Task prompt
Restate, exactly and without pictures, the lines from the start of the listing below through the line holding "import numpy as np".

>> begin Entries

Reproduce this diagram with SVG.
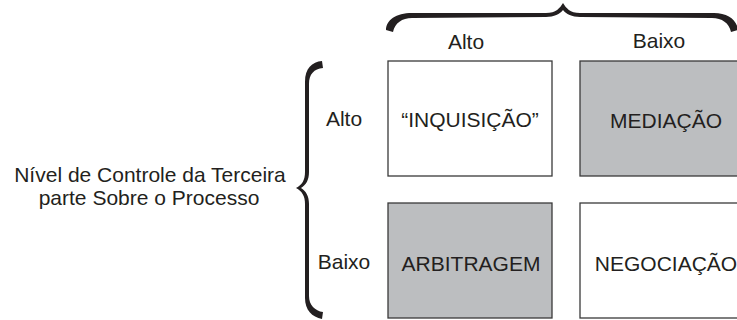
<svg xmlns="http://www.w3.org/2000/svg" width="737" height="320" viewBox="0 0 737 320">
<style>
text{font-family:"Liberation Sans",Arial,sans-serif;font-size:21px;fill:#231f20;text-anchor:middle}
.box{stroke:#3a3a3a;stroke-width:1.3}
.white{fill:#ffffff}
.gray{fill:#bcbec0}
.brace{fill:#231f20}
</style>
<rect width="737" height="320" fill="#ffffff"/>
<g id="connectors">
<path id="top-brace" class="brace" d="M386 30 C386 20 396 13 412 13 L546 13 C556 13 560 8 563 3 C566 8 570 13 580 13 L714 13 C728 13 737 20 738 30 L731 32 C729 23 722 18 712 18 L580 17 C572 17 566 14 563 10 C560 14 554 17 546 17 L412 18 C402 18 395 23 393 32 Z"/>
<path id="left-brace" class="brace" d="M322 61 C312 62 305 68 305 82 L305 172 C305 180 302 185 296 188 C302 191 305 196 305 204 L305 298 C305 310 312 317 322 319 L323 312 C315 311 309 305 309 296 L309 204 C309 196 306 191 301 188 C306 185 309 180 309 172 L309 84 C309 74 314 69 323 68 Z"/>
</g>
<g id="col-labels">
<text x="466" y="49">Alto</text>
<text x="659" y="48">Baixo</text>
</g>
<g id="row-labels">
<text x="344" y="126">Alto</text>
<text x="344" y="269">Baixo</text>
</g>
<g id="axis-label">
<text x="150" y="182">Nível de Controle da Terceira</text>
<text x="149" y="205">parte Sobre o Processo</text>
</g>
<g id="inquisicao">
<rect class="box white" x="388" y="61" width="164" height="115"/>
<text x="470" y="127">“INQUISIÇÃO”</text>
</g>
<g id="mediacao">
<rect class="box gray" x="580" y="61" width="180" height="115"/>
<text x="666" y="128">MEDIAÇÃO</text>
</g>
<g id="arbitragem">
<rect class="box gray" x="388" y="203" width="164" height="115"/>
<text x="471" y="271">ARBITRAGEM</text>
</g>
<g id="negociacao">
<rect class="box white" x="580" y="203" width="180" height="115"/>
<text x="666" y="271">NEGOCIAÇÃO</text>
</g>
</svg>
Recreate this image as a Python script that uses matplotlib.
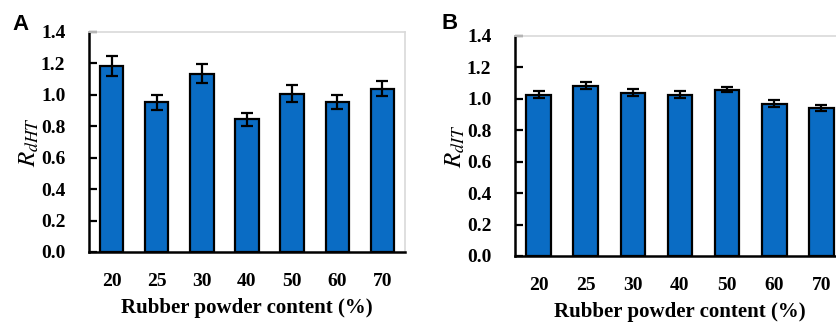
import matplotlib
matplotlib.use('Agg')
import matplotlib.pyplot as plt
import numpy as np

# rubber powder content (%) categories
contents = ['20', '25', '30', '40', '50', '60', '70']

# panel A values and error bars
r_dht = [1.185, 0.952, 1.135, 0.845, 1.007, 0.952, 1.040]
r_dht_err = [0.062, 0.048, 0.060, 0.042, 0.055, 0.045, 0.048]

# panel B values and error bars
r_dit = [1.025, 1.083, 1.040, 1.025, 1.058, 0.968, 0.942]
r_dit_err = [0.022, 0.022, 0.022, 0.022, 0.016, 0.022, 0.022]

plt.rcParams['font.family'] = ['Liberation Serif', 'DejaVu Serif']
plt.rcParams['mathtext.fontset'] = 'stix'

bar_color = '#0A6CC4'

fig = plt.figure(figsize=(8.37, 3.24), dpi=100)


def draw_panel(rect, values, errs, ylabel, letter, letter_xy):
    ax = fig.add_axes(rect)
    x = np.arange(len(contents))
    ax.bar(x, values, width=0.52, color=bar_color, edgecolor='black', linewidth=1.6,
           yerr=errs, capsize=4, error_kw=dict(elinewidth=1.6, capthick=1.6, ecolor='black'),
           zorder=3)
    ax.set_xlim(-0.5, len(contents) - 0.5)
    ax.set_ylim(0, 1.4)
    ax.set_yticks(np.arange(0, 1.41, 0.2))
    ax.set_yticklabels([f'{v:.1f}' for v in np.arange(0, 1.41, 0.2)])
    ax.set_xticks(x)
    ax.set_xticklabels(contents)
    for lab in ax.get_xticklabels() + ax.get_yticklabels():
        lab.set_fontweight('bold')
        lab.set_fontsize(14)
    ax.tick_params(axis='x', length=0, pad=15)
    ax.tick_params(axis='y', direction='in', length=6, width=1.6, pad=17)
    for side in ['left', 'bottom']:
        ax.spines[side].set_linewidth(1.8)
        ax.spines[side].set_color('black')
    for side in ['top', 'right']:
        ax.spines[side].set_linewidth(1.2)
        ax.spines[side].set_color('#d9d9d9')
    ax.set_xlabel('Rubber powder content (%)', fontsize=15, fontweight='bold', labelpad=6)
    ax.set_ylabel(ylabel, fontsize=18, labelpad=0)
    fig.text(letter_xy[0], letter_xy[1], letter, family='Liberation Sans', fontweight='bold',
             fontsize=16, ha='left', va='top')
    return ax


ax_a = draw_panel([89 / 837, 72 / 324, 316 / 837, 220 / 324], r_dht, r_dht_err,
                  r'$R_{dHT}$', 'A', (12 / 837, 1 - 14 / 324))
ax_b = draw_panel([515 / 837, 68 / 324, 330 / 837, 220 / 324], r_dit, r_dit_err,
                  r'$R_{dIT}$', 'B', (442 / 837, 1 - 13 / 324))

fig.savefig('out.png', dpi=100)
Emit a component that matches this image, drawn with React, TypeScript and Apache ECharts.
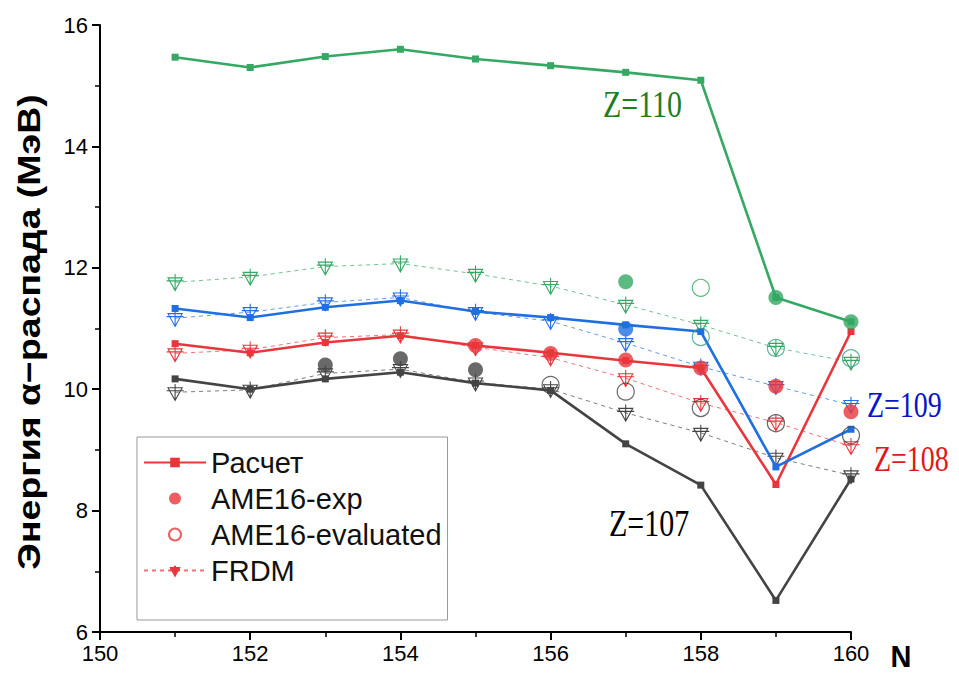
import React, { useEffect, useRef } from "react";
import * as echarts from "echarts";

const N = [151, 152, 153, 154, 155, 156, 157, 158, 159, 160];

const calc107 = [10.17, 10.0, 10.17, 10.28, 10.1, 9.98, 9.1, 8.42, 6.52, 8.52];
const calc108 = [10.75, 10.6, 10.77, 10.88, 10.72, 10.6, 10.47, 10.35, 8.43, 10.95];
const calc109 = [11.33, 11.18, 11.35, 11.46, 11.28, 11.18, 11.06, 10.95, 8.72, 9.34];
const calc110 = [15.47, 15.3, 15.48, 15.6, 15.44, 15.33, 15.22, 15.09, 11.51, 11.11];

const exp107 = [null, null, 10.4, 10.5, 10.32, null, null, null, null, null];
const exp108 = [null, null, null, null, 10.72, 10.59, 10.48, 10.35, 10.05, 9.63];
const exp109 = [null, null, null, null, null, null, 10.99, null, null, null];
const exp110 = [null, null, null, null, null, null, 11.77, null, 11.51, 11.11];

const eval107 = [null, null, null, null, null, 10.07, 9.96, 9.69, 9.44, 9.24];
const eval109 = [null, null, null, null, null, null, null, 10.86, 10.68, 10.51];
const eval110 = [null, null, null, null, null, null, null, 11.67, null, null];

const frdm107 = [9.95, 9.99, 10.26, 10.33, 10.11, 10.0, 9.61, 9.28, 8.87, 8.58];
const frdm108 = [10.59, 10.65, 10.85, 10.9, 10.69, 10.52, 10.18, 9.77, 9.45, 9.06];
const frdm109 = [11.17, 11.27, 11.43, 11.51, 11.27, 11.12, 10.76, 10.37, 10.05, 9.74];
const frdm110 = [11.76, 11.85, 12.02, 12.07, 11.9, 11.7, 11.39, 11.06, 10.68, 10.45];

const xTicks = [150, 152, 154, 156, 158, 160];
const yTicks = [6, 8, 10, 12, 14, 16];

const LEG_CALC = "Расчет";
const LEG_EXP = "AME16-exp";
const LEG_EVAL = "AME16-evaluated";
const LEG_FRDM = "FRDM";

const C = {
  g: "#35a863",
  b: "#1f6fe0",
  r: "#e8363c",
  k: "#444444",
  t: "#3fa08a",
};

const TRI = "path://M0,5 L20,5 L10,22 Z M10,0 L10,22 M-2,9 L22,9";

function pairs(vals: (number | null)[]) {
  const out: number[][] = [];
  vals.forEach((v, i) => {
    if (v !== null) out.push([N[i], v]);
  });
  return out;
}

export default function App() {
  const ref = useRef<HTMLDivElement>(null);
  useEffect(() => {
    if (!ref.current) return;
    const chart = echarts.init(ref.current, null, { renderer: "svg" });

    const frdm = (vals: number[], color: string) => ({
      name: LEG_FRDM,
      type: "line",
      data: pairs(vals),
      symbol: TRI,
      symbolSize: [17, 18],
      symbolKeepAspect: true,
      showAllSymbol: true,
      lineStyle: { color, width: 1, type: [4, 4], opacity: 0.7 },
      itemStyle: { color: "rgba(255,255,255,0)", borderColor: color, borderWidth: 1.1 },
      z: 2,
    });
    const calc = (vals: number[], color: string) => ({
      name: LEG_CALC,
      type: "line",
      data: pairs(vals),
      symbol: "rect",
      symbolSize: 7,
      showAllSymbol: true,
      lineStyle: { color, width: 2.6 },
      itemStyle: { color },
      z: 3,
    });
    const ev = (vals: (number | null)[], color: string) => ({
      name: LEG_EVAL,
      type: "scatter",
      data: pairs(vals),
      symbol: "circle",
      symbolSize: 17,
      itemStyle: { color: "rgba(255,255,255,0)", borderColor: color, borderWidth: 1.2 },
      z: 4,
    });
    const ex = (vals: (number | null)[], color: string) => ({
      name: LEG_EXP,
      type: "scatter",
      data: pairs(vals),
      symbol: "circle",
      symbolSize: 15,
      itemStyle: { color },
      z: 5,
    });

    const serif = "'Liberation Serif', 'Times New Roman', serif";
    const zLabel = (text: string, x: number, y: number, fill: string, size: number) => ({
      type: "text",
      x,
      y,
      scaleY: 1.28,
      style: { text, font: `${size}px ${serif}`, fill, verticalAlign: "middle" },
    });

    const option = {
      animation: false,
      backgroundColor: "#ffffff",
      textStyle: { fontFamily: "Liberation Sans, Arial, sans-serif" },
      grid: { left: 100, right: 108, top: 25, bottom: 43 },
      legend: {
        orient: "vertical",
        left: 137,
        top: 437,
        data: [LEG_CALC, LEG_EXP, LEG_EVAL, LEG_FRDM],
        itemWidth: 62,
        itemHeight: 12,
        itemGap: 7,
        padding: [11, 6, 35, 6],
        borderColor: "#999999",
        borderWidth: 1,
        backgroundColor: "#ffffff",
        selectedMode: false,
        textStyle: { fontSize: 29, lineHeight: 26, color: "#111", fontFamily: "Liberation Sans, Arial, sans-serif" },
      },
      xAxis: {
        type: "value",
        min: xTicks[0],
        max: xTicks[xTicks.length - 1],
        interval: 2,
        axisLine: { show: true, lineStyle: { color: "#000", width: 2 } },
        axisTick: { show: true, length: 8, lineStyle: { color: "#000", width: 2 } },
        minorTick: { show: true, splitNumber: 2, length: 5, lineStyle: { color: "#000", width: 1.5 } },
        axisLabel: { fontSize: 22, color: "#000", margin: 10 },
        splitLine: { show: false },
      },
      yAxis: {
        type: "value",
        min: yTicks[0],
        max: yTicks[yTicks.length - 1],
        interval: 2,
        axisLine: { show: true, lineStyle: { color: "#000", width: 2 } },
        axisTick: { show: true, length: 8, lineStyle: { color: "#000", width: 2 } },
        minorTick: { show: true, splitNumber: 2, length: 5, lineStyle: { color: "#000", width: 1.5 } },
        axisLabel: { fontSize: 22, color: "#000", margin: 12 },
        splitLine: { show: false },
      },
      graphic: [
        {
          type: "text",
          x: 29,
          y: 332,
          rotation: Math.PI / 2,
          scaleX: 1.17,
          style: {
            text: "Энергия α−распада (МэВ)",
            font: "bold 32px 'Liberation Sans', Arial, sans-serif",
            fill: "#000",
            align: "center",
            verticalAlign: "middle",
          },
        },
        {
          type: "text",
          x: 901,
          y: 656,
          scaleY: 1.1,
          style: {
            text: "N",
            font: "bold 29px 'Liberation Sans', Arial, sans-serif",
            fill: "#000",
            align: "center",
            verticalAlign: "middle",
          },
        },
        zLabel("Z=110", 603, 104, "#1e7d1e", 30),
        zLabel("Z=109", 867, 405, "#0a14c8", 28),
        zLabel("Z=108", 874, 459, "#e01818", 28),
        zLabel("Z=107", 609, 523, "#000", 30),
      ],
      series: [
        frdm(frdm108, C.r),
        frdm(frdm107, C.k),
        frdm(frdm109, C.b),
        frdm(frdm110, C.g),
        calc(calc108, C.r),
        calc(calc107, C.k),
        calc(calc109, C.b),
        calc(calc110, C.g),
        ev([], C.r),
        ev(eval107, C.k),
        ev(eval109, C.t),
        ev(eval110, C.g),
        ex(exp108, C.r),
        ex(exp107, C.k),
        ex(exp109, C.b),
        ex(exp110, C.g),
      ],
    };
    chart.setOption(option as any);
    return () => chart.dispose();
  }, []);
  return <div ref={ref} style={{ width: 959, height: 675, margin: -8 }} />;
}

>> end Entries

Written solution
Reproduce this diagram with SVG.
<svg xmlns="http://www.w3.org/2000/svg" width="737" height="320" viewBox="0 0 737 320">
<style>
text{font-family:"Liberation Sans",Arial,sans-serif;font-size:21px;fill:#231f20;text-anchor:middle}
.box{stroke:#3a3a3a;stroke-width:1.3}
.white{fill:#ffffff}
.gray{fill:#bcbec0}
.brace{fill:#231f20}
</style>
<rect width="737" height="320" fill="#ffffff"/>
<g id="connectors">
<path id="top-brace" class="brace" d="M386 30 C386 20 396 13 412 13 L546 13 C556 13 560 8 563 3 C566 8 570 13 580 13 L714 13 C728 13 737 20 738 30 L731 32 C729 23 722 18 712 18 L580 17 C572 17 566 14 563 10 C560 14 554 17 546 17 L412 18 C402 18 395 23 393 32 Z"/>
<path id="left-brace" class="brace" d="M322 61 C312 62 305 68 305 82 L305 172 C305 180 302 185 296 188 C302 191 305 196 305 204 L305 298 C305 310 312 317 322 319 L323 312 C315 311 309 305 309 296 L309 204 C309 196 306 191 301 188 C306 185 309 180 309 172 L309 84 C309 74 314 69 323 68 Z"/>
</g>
<g id="col-labels">
<text x="466" y="49">Alto</text>
<text x="659" y="48">Baixo</text>
</g>
<g id="row-labels">
<text x="344" y="126">Alto</text>
<text x="344" y="269">Baixo</text>
</g>
<g id="axis-label">
<text x="150" y="182">Nível de Controle da Terceira</text>
<text x="149" y="205">parte Sobre o Processo</text>
</g>
<g id="inquisicao">
<rect class="box white" x="388" y="61" width="164" height="115"/>
<text x="470" y="127">“INQUISIÇÃO”</text>
</g>
<g id="mediacao">
<rect class="box gray" x="580" y="61" width="180" height="115"/>
<text x="666" y="128">MEDIAÇÃO</text>
</g>
<g id="arbitragem">
<rect class="box gray" x="388" y="203" width="164" height="115"/>
<text x="471" y="271">ARBITRAGEM</text>
</g>
<g id="negociacao">
<rect class="box white" x="580" y="203" width="180" height="115"/>
<text x="666" y="271">NEGOCIAÇÃO</text>
</g>
</svg>
Recreate this image as a Python script that uses matplotlib.
import matplotlib
matplotlib.use('Agg')
import matplotlib.pyplot as plt
import numpy as np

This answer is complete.